(Data entries)
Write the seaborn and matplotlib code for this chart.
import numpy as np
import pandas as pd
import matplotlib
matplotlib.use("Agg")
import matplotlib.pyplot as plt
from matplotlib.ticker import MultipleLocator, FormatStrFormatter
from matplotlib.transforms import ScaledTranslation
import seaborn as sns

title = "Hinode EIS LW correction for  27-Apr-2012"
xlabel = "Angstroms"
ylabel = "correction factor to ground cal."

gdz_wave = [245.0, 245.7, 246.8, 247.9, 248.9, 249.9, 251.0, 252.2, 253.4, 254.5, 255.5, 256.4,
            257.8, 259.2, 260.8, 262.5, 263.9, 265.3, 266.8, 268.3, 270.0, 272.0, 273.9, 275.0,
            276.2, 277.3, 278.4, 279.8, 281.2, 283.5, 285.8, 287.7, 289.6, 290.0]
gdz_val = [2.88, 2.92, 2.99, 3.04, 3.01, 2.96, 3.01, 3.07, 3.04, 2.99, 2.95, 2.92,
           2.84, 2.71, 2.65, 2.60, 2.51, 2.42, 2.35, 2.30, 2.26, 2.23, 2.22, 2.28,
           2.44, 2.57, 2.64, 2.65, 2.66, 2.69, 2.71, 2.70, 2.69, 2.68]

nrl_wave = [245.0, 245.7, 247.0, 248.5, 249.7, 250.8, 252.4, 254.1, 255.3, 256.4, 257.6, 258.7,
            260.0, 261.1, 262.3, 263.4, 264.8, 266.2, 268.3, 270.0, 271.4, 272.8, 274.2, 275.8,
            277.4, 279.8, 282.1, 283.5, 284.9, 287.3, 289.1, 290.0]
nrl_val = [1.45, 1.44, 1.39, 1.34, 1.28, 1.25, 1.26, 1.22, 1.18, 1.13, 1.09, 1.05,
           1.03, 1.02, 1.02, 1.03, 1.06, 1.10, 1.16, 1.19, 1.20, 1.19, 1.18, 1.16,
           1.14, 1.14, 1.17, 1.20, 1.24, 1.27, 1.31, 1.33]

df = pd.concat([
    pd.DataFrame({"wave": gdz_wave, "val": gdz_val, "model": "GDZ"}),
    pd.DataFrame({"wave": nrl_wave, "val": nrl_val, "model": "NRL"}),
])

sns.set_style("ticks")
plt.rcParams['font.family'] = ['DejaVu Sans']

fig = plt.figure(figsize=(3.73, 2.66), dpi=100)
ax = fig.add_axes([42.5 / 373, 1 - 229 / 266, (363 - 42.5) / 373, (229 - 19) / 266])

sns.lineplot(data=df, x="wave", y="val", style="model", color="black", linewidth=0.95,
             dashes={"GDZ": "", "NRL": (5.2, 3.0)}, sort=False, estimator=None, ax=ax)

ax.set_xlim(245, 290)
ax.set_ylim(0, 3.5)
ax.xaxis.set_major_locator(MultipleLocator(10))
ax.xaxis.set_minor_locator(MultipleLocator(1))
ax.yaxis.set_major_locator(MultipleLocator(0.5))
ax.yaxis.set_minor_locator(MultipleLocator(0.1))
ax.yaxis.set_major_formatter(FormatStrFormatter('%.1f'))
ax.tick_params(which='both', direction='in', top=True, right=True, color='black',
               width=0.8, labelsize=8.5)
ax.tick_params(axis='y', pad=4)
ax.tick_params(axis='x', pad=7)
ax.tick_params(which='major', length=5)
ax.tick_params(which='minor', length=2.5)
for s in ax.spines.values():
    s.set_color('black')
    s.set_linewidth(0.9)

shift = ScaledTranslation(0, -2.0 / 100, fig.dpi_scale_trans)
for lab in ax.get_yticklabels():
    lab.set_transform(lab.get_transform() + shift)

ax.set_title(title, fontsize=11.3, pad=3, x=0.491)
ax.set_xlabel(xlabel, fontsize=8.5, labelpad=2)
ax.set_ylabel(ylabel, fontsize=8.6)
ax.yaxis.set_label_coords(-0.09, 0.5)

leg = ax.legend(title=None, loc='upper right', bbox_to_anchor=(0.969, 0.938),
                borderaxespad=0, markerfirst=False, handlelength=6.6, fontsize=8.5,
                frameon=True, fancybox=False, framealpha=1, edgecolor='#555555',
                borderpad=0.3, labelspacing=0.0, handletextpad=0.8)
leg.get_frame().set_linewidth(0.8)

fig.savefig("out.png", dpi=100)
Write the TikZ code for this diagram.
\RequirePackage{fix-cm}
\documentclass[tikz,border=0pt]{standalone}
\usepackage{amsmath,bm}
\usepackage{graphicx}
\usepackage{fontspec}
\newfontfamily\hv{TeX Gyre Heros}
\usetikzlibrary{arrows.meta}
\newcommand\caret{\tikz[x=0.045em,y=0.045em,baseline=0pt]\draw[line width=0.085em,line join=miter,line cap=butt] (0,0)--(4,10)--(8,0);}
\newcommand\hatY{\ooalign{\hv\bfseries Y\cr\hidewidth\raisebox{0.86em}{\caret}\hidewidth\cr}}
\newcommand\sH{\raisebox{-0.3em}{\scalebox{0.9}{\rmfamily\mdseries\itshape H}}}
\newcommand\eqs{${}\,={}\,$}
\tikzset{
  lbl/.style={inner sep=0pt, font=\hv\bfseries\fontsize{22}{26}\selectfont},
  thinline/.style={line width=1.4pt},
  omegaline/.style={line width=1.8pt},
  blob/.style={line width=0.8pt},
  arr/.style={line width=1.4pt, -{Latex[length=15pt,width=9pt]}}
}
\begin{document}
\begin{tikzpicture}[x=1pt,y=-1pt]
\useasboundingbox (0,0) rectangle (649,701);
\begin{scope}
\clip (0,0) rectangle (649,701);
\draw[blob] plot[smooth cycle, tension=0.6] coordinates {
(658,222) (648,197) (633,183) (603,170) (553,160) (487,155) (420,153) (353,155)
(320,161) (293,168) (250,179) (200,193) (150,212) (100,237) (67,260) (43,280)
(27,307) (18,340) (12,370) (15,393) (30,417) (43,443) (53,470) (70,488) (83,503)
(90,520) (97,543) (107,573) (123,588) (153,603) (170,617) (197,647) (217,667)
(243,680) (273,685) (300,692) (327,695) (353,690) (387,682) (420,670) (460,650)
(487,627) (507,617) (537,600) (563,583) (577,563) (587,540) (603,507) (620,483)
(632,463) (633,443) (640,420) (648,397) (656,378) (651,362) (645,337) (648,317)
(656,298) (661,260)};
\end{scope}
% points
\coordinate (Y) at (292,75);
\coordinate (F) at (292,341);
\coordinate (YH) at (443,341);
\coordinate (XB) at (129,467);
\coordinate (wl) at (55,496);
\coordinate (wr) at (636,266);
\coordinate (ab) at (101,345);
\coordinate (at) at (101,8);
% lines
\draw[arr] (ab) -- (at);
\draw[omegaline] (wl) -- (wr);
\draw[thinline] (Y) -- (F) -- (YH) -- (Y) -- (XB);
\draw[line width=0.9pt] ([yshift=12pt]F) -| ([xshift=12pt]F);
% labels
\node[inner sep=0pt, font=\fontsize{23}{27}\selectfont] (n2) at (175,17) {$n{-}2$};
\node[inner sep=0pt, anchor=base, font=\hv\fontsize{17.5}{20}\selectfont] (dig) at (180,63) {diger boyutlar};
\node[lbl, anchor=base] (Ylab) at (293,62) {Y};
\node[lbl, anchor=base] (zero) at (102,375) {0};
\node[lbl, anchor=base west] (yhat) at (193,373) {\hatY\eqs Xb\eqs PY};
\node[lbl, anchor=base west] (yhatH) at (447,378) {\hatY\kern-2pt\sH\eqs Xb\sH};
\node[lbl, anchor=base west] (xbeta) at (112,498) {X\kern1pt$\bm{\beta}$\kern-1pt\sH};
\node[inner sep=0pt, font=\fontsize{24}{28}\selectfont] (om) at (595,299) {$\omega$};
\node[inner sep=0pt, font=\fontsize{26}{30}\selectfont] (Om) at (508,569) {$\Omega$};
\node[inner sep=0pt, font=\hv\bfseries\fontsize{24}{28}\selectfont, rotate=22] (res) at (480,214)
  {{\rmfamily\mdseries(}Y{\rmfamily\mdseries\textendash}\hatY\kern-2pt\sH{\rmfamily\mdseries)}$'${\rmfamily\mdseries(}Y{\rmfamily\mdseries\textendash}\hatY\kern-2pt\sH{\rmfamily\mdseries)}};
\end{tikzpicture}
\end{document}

* _Stated task_: Extract every line from the records above that contains the word "seaborn".

* _Expected answer_:
Write the seaborn and matplotlib code for this chart.
import seaborn as sns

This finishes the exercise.